DATA –
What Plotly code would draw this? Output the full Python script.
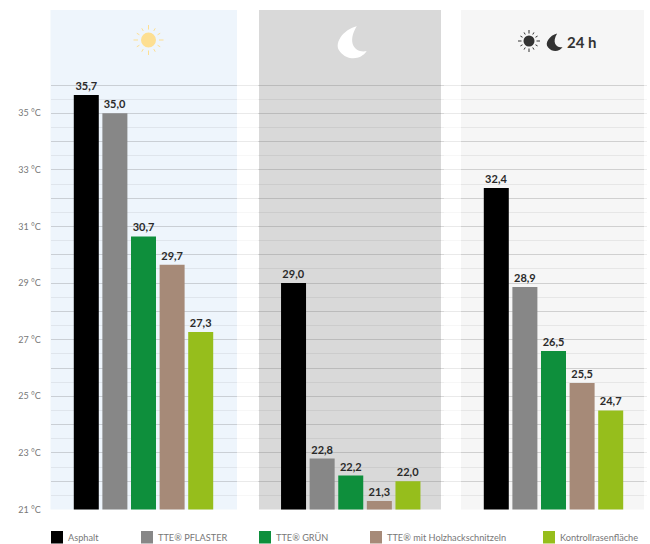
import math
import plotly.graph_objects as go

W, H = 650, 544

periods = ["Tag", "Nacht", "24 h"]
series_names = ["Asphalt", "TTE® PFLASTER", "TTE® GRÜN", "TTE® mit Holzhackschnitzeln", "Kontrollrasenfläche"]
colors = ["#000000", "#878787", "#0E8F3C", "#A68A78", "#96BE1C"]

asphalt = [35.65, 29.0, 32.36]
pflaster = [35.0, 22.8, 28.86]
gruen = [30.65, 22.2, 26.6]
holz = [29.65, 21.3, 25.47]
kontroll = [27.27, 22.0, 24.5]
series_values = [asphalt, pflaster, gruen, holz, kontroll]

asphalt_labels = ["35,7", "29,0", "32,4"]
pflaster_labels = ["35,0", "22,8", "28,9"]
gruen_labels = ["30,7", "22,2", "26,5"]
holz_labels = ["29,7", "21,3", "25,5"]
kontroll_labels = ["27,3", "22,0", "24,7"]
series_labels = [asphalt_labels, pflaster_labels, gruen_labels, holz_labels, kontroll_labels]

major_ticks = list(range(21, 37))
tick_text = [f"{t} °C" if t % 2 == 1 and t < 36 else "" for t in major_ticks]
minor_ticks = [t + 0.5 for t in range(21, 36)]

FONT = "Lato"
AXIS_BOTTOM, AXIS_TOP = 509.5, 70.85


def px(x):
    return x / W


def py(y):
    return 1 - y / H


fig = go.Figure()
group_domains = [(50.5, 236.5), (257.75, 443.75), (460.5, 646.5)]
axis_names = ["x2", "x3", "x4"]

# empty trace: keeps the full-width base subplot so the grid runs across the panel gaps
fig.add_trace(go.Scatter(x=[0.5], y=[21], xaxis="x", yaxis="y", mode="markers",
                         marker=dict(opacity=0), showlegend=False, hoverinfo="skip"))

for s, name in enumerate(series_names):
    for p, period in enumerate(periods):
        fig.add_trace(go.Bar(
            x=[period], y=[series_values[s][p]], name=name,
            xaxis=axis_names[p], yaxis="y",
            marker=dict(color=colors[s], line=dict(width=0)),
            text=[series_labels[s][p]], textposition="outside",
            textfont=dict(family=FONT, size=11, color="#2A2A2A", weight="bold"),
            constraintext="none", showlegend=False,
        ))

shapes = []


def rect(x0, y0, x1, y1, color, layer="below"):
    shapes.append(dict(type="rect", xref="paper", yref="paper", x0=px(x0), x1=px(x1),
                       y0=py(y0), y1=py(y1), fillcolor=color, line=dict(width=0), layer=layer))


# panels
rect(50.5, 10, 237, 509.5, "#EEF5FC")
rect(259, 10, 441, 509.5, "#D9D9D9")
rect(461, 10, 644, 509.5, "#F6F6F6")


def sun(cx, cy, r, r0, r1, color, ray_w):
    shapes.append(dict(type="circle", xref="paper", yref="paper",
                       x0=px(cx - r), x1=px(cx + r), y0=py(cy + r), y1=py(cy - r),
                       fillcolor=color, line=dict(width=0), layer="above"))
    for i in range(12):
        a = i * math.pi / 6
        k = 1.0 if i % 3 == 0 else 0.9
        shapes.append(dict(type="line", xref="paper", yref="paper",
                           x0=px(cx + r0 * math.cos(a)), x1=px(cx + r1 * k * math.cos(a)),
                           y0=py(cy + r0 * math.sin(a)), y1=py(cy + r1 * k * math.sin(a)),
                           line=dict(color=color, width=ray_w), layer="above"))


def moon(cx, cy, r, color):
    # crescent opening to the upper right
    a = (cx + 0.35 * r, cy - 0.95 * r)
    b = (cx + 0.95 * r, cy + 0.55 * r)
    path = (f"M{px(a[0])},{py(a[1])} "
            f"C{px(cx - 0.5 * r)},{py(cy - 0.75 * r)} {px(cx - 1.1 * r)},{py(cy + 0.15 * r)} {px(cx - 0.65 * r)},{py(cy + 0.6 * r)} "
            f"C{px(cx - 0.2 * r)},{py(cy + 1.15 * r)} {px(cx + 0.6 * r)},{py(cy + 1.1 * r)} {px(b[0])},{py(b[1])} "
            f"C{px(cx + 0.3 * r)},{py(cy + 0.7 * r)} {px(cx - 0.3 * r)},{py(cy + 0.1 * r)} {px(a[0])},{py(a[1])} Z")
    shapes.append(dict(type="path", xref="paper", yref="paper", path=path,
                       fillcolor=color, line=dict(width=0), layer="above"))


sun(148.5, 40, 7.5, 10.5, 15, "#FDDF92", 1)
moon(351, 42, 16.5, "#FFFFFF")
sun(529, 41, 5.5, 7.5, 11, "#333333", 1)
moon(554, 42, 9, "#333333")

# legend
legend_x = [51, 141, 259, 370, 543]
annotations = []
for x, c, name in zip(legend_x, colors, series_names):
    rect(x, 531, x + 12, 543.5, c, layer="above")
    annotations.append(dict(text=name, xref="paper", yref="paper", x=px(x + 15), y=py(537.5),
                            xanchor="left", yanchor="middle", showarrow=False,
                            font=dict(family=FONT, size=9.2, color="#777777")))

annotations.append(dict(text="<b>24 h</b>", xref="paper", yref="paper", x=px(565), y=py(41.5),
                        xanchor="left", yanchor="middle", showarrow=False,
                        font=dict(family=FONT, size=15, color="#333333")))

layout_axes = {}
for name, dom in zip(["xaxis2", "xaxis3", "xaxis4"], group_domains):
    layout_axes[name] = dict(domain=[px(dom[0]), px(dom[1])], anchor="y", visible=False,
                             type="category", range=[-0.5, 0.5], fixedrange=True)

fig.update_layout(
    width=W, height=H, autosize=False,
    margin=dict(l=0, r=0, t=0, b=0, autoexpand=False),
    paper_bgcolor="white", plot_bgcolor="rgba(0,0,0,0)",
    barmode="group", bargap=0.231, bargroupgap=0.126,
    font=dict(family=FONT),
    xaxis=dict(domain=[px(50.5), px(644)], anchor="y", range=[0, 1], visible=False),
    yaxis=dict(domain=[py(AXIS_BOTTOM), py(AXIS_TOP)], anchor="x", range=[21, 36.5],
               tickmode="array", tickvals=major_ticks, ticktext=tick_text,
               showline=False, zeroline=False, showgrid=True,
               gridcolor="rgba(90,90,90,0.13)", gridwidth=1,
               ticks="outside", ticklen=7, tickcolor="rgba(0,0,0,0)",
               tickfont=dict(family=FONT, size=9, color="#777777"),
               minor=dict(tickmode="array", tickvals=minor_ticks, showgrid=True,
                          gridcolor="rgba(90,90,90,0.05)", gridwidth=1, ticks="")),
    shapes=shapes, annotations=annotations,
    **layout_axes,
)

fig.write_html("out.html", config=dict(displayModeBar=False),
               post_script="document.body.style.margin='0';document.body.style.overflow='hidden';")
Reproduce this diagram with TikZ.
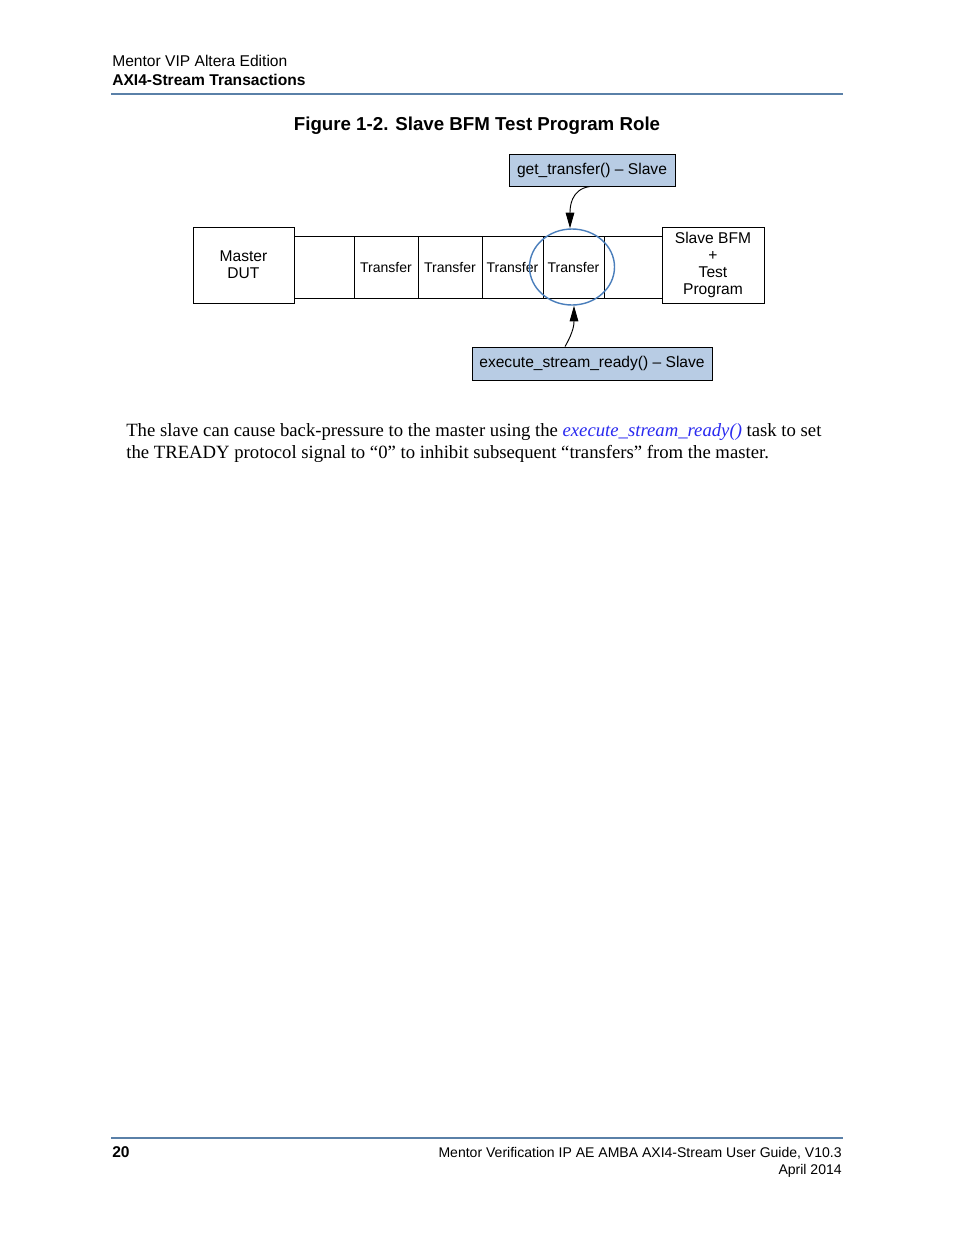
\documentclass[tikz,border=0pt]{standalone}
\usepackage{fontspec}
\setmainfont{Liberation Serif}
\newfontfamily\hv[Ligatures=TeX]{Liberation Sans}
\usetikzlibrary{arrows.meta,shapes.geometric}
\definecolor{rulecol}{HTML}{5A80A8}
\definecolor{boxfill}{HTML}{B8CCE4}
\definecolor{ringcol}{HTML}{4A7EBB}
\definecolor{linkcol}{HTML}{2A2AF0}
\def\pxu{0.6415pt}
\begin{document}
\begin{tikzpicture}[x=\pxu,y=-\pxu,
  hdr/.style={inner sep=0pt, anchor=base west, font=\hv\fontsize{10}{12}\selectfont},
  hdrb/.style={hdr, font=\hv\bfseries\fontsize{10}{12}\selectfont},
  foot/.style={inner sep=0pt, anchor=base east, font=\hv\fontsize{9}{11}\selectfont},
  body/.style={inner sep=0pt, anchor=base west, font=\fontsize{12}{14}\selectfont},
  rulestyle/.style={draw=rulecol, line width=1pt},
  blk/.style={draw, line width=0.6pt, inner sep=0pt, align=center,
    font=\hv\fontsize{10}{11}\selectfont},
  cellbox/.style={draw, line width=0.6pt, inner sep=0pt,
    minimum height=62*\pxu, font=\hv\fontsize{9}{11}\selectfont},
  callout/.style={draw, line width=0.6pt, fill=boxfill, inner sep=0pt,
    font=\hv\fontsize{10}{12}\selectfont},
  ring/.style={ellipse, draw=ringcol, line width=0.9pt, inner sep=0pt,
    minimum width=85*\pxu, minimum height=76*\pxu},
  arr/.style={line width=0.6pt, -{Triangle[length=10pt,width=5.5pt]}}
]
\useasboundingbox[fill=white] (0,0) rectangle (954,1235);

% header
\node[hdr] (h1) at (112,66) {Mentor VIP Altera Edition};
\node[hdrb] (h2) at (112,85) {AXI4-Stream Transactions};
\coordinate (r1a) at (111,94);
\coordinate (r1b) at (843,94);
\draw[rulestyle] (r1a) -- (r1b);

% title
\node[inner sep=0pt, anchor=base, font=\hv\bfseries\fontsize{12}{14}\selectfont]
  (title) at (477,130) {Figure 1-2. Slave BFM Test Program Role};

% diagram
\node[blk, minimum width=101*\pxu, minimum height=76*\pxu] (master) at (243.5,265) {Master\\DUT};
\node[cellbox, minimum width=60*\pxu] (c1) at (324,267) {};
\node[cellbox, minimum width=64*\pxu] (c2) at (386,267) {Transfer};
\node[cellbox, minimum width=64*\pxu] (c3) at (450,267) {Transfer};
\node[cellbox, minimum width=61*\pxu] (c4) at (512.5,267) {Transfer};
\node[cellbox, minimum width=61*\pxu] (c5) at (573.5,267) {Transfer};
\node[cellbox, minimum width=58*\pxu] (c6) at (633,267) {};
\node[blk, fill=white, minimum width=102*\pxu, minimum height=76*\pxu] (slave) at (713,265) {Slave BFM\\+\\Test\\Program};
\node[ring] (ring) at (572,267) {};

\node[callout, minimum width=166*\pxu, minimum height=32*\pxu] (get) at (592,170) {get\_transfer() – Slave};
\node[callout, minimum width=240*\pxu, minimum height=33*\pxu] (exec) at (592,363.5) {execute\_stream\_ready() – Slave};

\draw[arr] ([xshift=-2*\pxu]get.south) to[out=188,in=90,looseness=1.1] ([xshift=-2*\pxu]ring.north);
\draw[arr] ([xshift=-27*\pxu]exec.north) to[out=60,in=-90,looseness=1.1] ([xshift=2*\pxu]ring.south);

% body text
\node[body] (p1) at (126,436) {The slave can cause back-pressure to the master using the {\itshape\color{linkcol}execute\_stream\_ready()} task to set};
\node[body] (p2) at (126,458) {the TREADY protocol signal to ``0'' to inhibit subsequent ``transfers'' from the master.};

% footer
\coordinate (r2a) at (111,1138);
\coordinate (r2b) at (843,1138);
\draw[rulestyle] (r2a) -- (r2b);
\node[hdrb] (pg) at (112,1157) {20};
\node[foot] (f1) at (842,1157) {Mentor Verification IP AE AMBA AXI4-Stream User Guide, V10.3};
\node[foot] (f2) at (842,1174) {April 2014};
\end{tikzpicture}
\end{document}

WHAT YOU HAVE TO DO – Pictures do not belong in the copy. Repeat only the lines from the top of the records through the line containing "return 1 - y / H".

WRITTEN REPLY –
What Plotly code would draw this? Output the full Python script.
import math
import plotly.graph_objects as go

W, H = 650, 544

periods = ["Tag", "Nacht", "24 h"]
series_names = ["Asphalt", "TTE® PFLASTER", "TTE® GRÜN", "TTE® mit Holzhackschnitzeln", "Kontrollrasenfläche"]
colors = ["#000000", "#878787", "#0E8F3C", "#A68A78", "#96BE1C"]

asphalt = [35.65, 29.0, 32.36]
pflaster = [35.0, 22.8, 28.86]
gruen = [30.65, 22.2, 26.6]
holz = [29.65, 21.3, 25.47]
kontroll = [27.27, 22.0, 24.5]
series_values = [asphalt, pflaster, gruen, holz, kontroll]

asphalt_labels = ["35,7", "29,0", "32,4"]
pflaster_labels = ["35,0", "22,8", "28,9"]
gruen_labels = ["30,7", "22,2", "26,5"]
holz_labels = ["29,7", "21,3", "25,5"]
kontroll_labels = ["27,3", "22,0", "24,7"]
series_labels = [asphalt_labels, pflaster_labels, gruen_labels, holz_labels, kontroll_labels]

major_ticks = list(range(21, 37))
tick_text = [f"{t} °C" if t % 2 == 1 and t < 36 else "" for t in major_ticks]
minor_ticks = [t + 0.5 for t in range(21, 36)]

FONT = "Lato"
AXIS_BOTTOM, AXIS_TOP = 509.5, 70.85


def px(x):
    return x / W


def py(y):
    return 1 - y / H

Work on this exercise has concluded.